Sometimes the only way to experience the wonder of a place like New York City is to see it through the eyes of a neophyte. I didn’t get off from work until well after midnight, but it was Rachel’s first night in the Big Apple; how could we not go exploring? I hoisted her oversized luggage into the enormous trunk of my ’72 Buick Skylark convertible, threw the top down and commenced an open-air impromptu tour of the only place I’ve ever called home.

It was a different time; in retrospect it was a time of (relative) innocence. The Twin Towers were still standing. 42nd St. was still “the deuce.” New York City was still seedy and edgy and dangerous; glorious in all of its unsanitary splendor. Somewhere between the Ballad of Betty and Veronica and The Emerald City, Rachel fell into my world with the force of a meteor. For (too brief) a time, she made everything and nothing matter.

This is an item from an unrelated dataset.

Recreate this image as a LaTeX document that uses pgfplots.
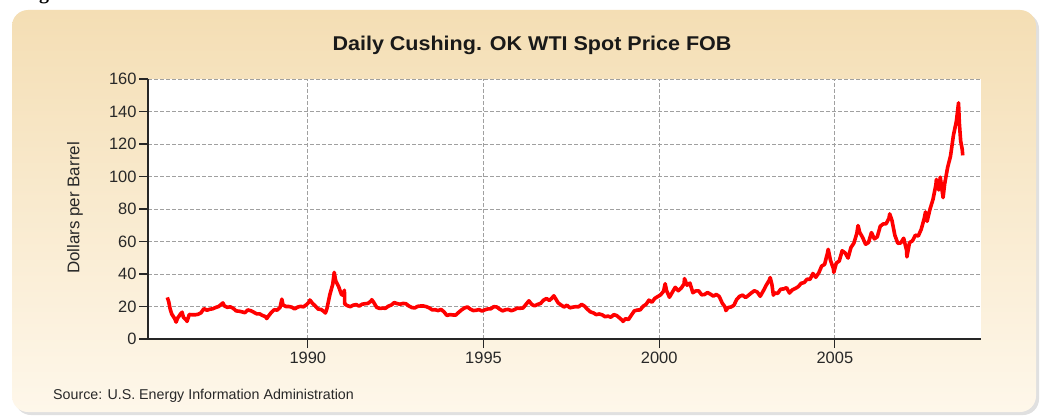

It occurred to me as we cruised through Times Square that New Yorkers really never “look up,” especially when they’re driving. The JumboTron was turning night into day and the streets churned with the nervous energy of its sleepless throngs. Rachel marveled at things I’d seen all my life and taken for granted; the way the asphalt glistened with the night’s dew, the steam that rose in pillars from manhole covers. She was so young and so beautiful; a million miles from home having the night of her life in a place she’d only seen in movies. If ever there was such a thing as magic, that night was it.

Magic: a belief lost to a modern age that made sense of things beyond explanation, an understanding that beneath the rational hid the sublime, waiting to be discovered by those whose eyes hadn’t been encrusted by life’s disappointments. Rachel helped me see things that were right in front of me, helped me believe in things (I thought) I’d lost. Sometimes the only way to love is like you’ve never loved before.

I hadn’t abandoned hope, hope had abandoned me. Like a cicada waking from its slumber, that night I believed that if properly appeased, powers beyond understanding could be invoked, supernatural forces could be conjured. So of course providence bade we find our way to that Nexus of Possibility, the silent Guardian of the unwritten history of our tomorrows: The Cube at Astor Place.

They say if you can make it here, you can make it anywhere. If you can spin that damn Cube, you’ve earned the right to believe it.

♦◊♦

It was almost 3 A.M. Saint Mark watched silently over his children as they stumbled drunkenly from one place to the next. “Spin the Cube” I said “and make a wish.” The incredulous look on her face told me she was convinced I’d set her to a feat suitable for Heracles himself. Why she even attempted the task I’ll never know for certain. Maybe she believed in magic. Maybe she believed in me.

I watched Rachel square her feet against the concrete and brace her tiny hands against the monolithic hexahedron with a kind of perverse glee. Of couse, it refused to budge; the stoppable force had met the immovable object. “This is impossible” she squealed. “You’re lying to me and having a laugh at my expense.”

“Impossible?” I yelled back. “You’re halfway across the world in a city bigger’n your entire country. You giving up already?”

I stopped laughing long enough to offer my assistance. I put my arms outside hers, my chest to her back, adding my muscle to her ninety-eight pounds of straining sephardic sinew and shvitz. Two tons of ebon steel began to creak. We dug in our feet and pushed harder, the sound of metal grinding against concrete loud enough to awaken the deity slumbering beneath. Momentum or the Djinn was on our side, it spun for a full rotation. We collapsed into each other, exhausted.

“This is New York mother-fucking City” I whispered in her ear between breaths. “It’s fueled by dreams. We only attempt the impossible here.”

The kiss had been mandated by The Universe. Everything that followed was pure indulgence.